■ Prompt ■
Only the lines from the start of the data below through the line that contains "const FONT = '21px" are to be copied, exactly and without pictures.

■ Exercise inputs ■
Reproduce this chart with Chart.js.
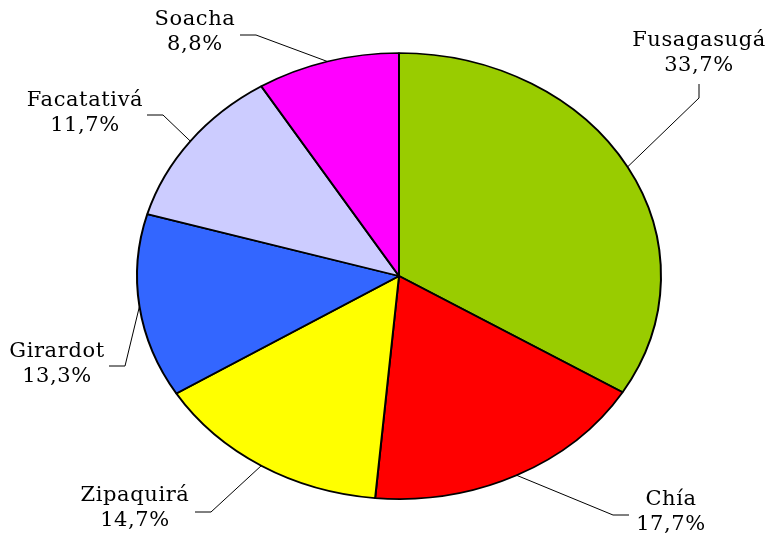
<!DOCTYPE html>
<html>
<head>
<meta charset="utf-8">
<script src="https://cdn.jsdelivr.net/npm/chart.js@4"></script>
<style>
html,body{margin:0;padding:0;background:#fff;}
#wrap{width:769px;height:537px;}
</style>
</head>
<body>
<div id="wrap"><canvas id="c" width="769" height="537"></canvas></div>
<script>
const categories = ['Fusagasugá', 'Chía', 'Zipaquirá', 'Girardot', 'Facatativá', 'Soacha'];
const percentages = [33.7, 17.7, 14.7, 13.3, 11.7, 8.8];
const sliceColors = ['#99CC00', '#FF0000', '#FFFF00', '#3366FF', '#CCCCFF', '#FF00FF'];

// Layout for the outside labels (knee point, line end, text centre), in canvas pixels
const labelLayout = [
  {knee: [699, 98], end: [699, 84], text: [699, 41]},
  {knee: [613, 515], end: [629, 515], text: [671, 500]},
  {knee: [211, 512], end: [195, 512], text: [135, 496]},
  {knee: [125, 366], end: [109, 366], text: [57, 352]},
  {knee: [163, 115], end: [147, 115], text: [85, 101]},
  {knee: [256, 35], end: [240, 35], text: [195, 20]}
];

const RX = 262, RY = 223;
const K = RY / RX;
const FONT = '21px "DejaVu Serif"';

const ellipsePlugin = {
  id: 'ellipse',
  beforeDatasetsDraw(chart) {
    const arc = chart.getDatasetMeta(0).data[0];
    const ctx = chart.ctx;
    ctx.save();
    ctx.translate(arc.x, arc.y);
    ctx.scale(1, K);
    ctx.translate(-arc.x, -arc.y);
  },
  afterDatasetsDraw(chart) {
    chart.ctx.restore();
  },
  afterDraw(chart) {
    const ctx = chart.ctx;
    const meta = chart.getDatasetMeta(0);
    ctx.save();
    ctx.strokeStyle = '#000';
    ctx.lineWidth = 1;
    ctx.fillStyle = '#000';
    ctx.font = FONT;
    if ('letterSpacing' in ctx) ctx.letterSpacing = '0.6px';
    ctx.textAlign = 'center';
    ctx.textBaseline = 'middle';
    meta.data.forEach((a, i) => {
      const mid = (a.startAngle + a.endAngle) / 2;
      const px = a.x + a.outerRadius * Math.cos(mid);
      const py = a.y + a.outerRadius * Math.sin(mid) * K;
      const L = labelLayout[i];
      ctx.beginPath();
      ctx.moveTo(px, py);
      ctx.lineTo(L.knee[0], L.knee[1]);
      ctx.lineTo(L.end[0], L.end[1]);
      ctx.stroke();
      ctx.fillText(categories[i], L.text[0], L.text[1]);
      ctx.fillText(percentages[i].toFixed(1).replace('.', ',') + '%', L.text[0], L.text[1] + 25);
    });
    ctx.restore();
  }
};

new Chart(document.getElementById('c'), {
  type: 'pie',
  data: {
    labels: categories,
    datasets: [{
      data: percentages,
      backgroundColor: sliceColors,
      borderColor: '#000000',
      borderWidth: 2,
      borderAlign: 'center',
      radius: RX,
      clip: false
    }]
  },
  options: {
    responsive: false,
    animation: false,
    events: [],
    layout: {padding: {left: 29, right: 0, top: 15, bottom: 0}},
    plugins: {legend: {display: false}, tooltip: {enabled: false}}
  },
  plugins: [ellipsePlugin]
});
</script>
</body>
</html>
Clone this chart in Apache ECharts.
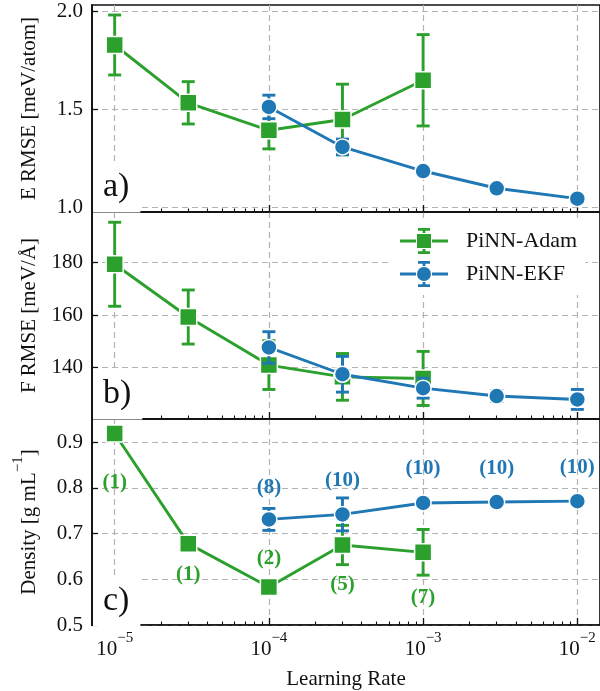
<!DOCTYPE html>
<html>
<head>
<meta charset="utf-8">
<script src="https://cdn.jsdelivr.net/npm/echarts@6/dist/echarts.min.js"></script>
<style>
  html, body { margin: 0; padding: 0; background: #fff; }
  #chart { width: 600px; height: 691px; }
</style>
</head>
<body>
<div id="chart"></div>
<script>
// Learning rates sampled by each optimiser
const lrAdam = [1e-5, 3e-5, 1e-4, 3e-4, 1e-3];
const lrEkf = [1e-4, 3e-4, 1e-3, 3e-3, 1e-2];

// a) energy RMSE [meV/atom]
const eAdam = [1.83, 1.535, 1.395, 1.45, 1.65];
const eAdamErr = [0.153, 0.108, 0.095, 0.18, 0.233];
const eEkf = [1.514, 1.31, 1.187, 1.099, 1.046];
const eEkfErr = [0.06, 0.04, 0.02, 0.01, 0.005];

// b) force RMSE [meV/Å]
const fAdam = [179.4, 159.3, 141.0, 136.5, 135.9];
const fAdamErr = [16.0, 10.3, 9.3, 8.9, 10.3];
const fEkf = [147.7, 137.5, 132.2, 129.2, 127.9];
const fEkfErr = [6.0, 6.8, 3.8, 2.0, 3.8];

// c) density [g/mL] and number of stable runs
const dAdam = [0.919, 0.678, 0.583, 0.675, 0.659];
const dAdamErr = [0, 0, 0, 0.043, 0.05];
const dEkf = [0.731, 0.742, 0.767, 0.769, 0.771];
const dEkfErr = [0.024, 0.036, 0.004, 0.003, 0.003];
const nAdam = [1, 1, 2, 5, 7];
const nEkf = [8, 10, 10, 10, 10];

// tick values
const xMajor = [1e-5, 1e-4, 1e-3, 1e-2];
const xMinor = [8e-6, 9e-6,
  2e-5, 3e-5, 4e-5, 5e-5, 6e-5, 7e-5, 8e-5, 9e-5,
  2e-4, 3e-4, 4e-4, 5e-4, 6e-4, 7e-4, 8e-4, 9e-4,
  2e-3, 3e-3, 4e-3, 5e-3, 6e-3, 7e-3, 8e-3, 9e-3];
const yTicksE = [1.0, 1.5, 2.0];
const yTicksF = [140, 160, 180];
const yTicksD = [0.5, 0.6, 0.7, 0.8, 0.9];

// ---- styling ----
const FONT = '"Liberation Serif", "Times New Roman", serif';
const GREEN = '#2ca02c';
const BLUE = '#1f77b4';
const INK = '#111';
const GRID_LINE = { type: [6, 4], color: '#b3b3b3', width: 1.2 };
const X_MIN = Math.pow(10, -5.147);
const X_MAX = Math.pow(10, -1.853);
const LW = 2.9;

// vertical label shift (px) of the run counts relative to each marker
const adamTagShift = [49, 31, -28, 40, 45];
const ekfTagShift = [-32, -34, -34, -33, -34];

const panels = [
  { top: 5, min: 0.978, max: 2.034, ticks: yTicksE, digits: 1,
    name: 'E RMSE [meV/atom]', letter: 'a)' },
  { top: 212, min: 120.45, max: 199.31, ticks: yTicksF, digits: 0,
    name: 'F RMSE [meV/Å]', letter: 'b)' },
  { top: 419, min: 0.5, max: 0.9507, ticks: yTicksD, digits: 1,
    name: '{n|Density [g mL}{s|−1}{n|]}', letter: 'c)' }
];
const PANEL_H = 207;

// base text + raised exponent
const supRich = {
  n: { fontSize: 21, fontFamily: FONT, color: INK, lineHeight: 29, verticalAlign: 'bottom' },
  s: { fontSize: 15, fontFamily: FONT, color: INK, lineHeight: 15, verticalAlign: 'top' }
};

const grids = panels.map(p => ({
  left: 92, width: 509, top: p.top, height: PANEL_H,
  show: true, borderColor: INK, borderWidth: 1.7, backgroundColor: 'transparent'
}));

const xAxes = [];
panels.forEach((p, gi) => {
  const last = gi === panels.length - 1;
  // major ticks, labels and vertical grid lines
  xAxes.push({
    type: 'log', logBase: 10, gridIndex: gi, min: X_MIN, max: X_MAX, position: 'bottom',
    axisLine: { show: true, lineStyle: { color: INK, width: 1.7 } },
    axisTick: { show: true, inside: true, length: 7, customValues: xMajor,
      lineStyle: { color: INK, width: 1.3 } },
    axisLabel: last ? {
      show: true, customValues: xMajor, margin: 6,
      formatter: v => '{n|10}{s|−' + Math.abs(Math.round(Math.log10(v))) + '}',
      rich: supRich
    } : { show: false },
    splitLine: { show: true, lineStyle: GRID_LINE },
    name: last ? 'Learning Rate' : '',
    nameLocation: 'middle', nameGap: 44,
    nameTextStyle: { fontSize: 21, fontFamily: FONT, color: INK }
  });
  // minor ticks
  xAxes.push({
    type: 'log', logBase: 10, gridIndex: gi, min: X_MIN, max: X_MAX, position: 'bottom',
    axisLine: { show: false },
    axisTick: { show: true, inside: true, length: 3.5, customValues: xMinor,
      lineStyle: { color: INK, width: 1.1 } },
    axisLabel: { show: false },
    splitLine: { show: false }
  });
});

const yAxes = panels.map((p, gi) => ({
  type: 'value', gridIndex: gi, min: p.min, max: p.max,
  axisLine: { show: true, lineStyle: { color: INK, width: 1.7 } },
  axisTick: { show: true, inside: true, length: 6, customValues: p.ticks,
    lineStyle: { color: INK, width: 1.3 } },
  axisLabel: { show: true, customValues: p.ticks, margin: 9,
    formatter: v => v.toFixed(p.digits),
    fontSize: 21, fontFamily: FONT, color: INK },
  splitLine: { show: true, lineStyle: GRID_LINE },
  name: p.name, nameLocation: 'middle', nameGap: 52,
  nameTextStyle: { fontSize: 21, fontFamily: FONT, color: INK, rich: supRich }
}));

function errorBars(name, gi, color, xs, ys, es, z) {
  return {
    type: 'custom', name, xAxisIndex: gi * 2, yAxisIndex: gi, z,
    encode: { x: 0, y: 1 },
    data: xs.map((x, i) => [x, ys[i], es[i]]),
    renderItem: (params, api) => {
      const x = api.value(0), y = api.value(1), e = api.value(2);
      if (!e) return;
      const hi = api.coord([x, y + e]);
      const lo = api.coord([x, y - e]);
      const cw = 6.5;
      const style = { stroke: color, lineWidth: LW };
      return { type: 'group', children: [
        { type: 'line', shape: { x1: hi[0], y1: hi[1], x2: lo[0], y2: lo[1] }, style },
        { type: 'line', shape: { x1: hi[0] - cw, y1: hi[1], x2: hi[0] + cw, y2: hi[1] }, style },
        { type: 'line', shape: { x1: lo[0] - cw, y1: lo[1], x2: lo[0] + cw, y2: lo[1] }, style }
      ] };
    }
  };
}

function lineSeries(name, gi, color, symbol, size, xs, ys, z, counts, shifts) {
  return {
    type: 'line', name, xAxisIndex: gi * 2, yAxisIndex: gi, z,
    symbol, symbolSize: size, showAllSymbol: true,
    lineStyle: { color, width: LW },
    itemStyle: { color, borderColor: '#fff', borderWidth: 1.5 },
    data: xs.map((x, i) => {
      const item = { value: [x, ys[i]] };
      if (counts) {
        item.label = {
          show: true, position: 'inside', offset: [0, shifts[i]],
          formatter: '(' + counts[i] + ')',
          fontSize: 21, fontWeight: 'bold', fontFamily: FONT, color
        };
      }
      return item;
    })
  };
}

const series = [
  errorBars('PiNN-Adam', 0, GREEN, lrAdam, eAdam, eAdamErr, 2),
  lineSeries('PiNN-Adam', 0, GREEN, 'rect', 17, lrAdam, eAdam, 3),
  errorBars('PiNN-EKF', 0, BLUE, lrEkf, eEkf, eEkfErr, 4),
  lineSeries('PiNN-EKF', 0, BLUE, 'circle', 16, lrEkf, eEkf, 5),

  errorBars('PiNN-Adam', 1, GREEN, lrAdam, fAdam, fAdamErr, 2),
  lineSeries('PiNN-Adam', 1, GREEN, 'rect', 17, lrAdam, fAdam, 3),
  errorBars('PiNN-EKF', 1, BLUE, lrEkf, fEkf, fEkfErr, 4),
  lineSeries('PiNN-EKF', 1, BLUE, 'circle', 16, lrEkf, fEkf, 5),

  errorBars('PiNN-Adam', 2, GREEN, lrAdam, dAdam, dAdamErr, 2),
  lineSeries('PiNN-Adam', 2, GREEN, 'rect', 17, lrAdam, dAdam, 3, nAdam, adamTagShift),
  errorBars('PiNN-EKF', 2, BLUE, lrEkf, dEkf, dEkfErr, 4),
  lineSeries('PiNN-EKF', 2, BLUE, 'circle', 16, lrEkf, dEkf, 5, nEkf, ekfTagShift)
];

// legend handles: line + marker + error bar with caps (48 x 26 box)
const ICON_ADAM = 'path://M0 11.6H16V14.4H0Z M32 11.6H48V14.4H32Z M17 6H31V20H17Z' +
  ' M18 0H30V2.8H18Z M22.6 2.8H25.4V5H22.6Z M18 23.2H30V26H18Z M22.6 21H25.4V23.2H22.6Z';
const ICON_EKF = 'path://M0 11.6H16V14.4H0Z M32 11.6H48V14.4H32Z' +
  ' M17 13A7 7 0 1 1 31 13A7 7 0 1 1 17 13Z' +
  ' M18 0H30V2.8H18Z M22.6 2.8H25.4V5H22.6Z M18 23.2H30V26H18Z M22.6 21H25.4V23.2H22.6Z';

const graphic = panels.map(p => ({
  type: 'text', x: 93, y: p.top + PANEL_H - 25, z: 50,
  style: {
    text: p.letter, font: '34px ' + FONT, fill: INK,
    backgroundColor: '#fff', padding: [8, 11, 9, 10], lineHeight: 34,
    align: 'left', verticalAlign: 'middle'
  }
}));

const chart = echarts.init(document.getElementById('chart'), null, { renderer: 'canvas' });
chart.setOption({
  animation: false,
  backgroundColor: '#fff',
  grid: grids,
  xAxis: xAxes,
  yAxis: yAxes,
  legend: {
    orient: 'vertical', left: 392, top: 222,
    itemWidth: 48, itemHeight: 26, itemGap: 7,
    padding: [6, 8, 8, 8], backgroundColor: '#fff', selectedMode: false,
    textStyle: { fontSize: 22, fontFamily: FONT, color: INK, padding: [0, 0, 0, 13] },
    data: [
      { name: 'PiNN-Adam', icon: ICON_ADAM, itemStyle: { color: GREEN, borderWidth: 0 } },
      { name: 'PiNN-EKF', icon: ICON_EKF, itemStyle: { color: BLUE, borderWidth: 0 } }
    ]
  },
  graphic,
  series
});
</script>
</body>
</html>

■ Response below ■
Reproduce this chart with Chart.js.
<!DOCTYPE html>
<html>
<head>
<meta charset="utf-8">
<script src="https://cdn.jsdelivr.net/npm/chart.js@4"></script>
<style>
html,body{margin:0;padding:0;background:#fff;}
#wrap{width:769px;height:537px;}
</style>
</head>
<body>
<div id="wrap"><canvas id="c" width="769" height="537"></canvas></div>
<script>
const categories = ['Fusagasugá', 'Chía', 'Zipaquirá', 'Girardot', 'Facatativá', 'Soacha'];
const percentages = [33.7, 17.7, 14.7, 13.3, 11.7, 8.8];
const sliceColors = ['#99CC00', '#FF0000', '#FFFF00', '#3366FF', '#CCCCFF', '#FF00FF'];

// Layout for the outside labels (knee point, line end, text centre), in canvas pixels
const labelLayout = [
  {knee: [699, 98], end: [699, 84], text: [699, 41]},
  {knee: [613, 515], end: [629, 515], text: [671, 500]},
  {knee: [211, 512], end: [195, 512], text: [135, 496]},
  {knee: [125, 366], end: [109, 366], text: [57, 352]},
  {knee: [163, 115], end: [147, 115], text: [85, 101]},
  {knee: [256, 35], end: [240, 35], text: [195, 20]}
];

const RX = 262, RY = 223;
const K = RY / RX;
const FONT = '21px "DejaVu Serif"';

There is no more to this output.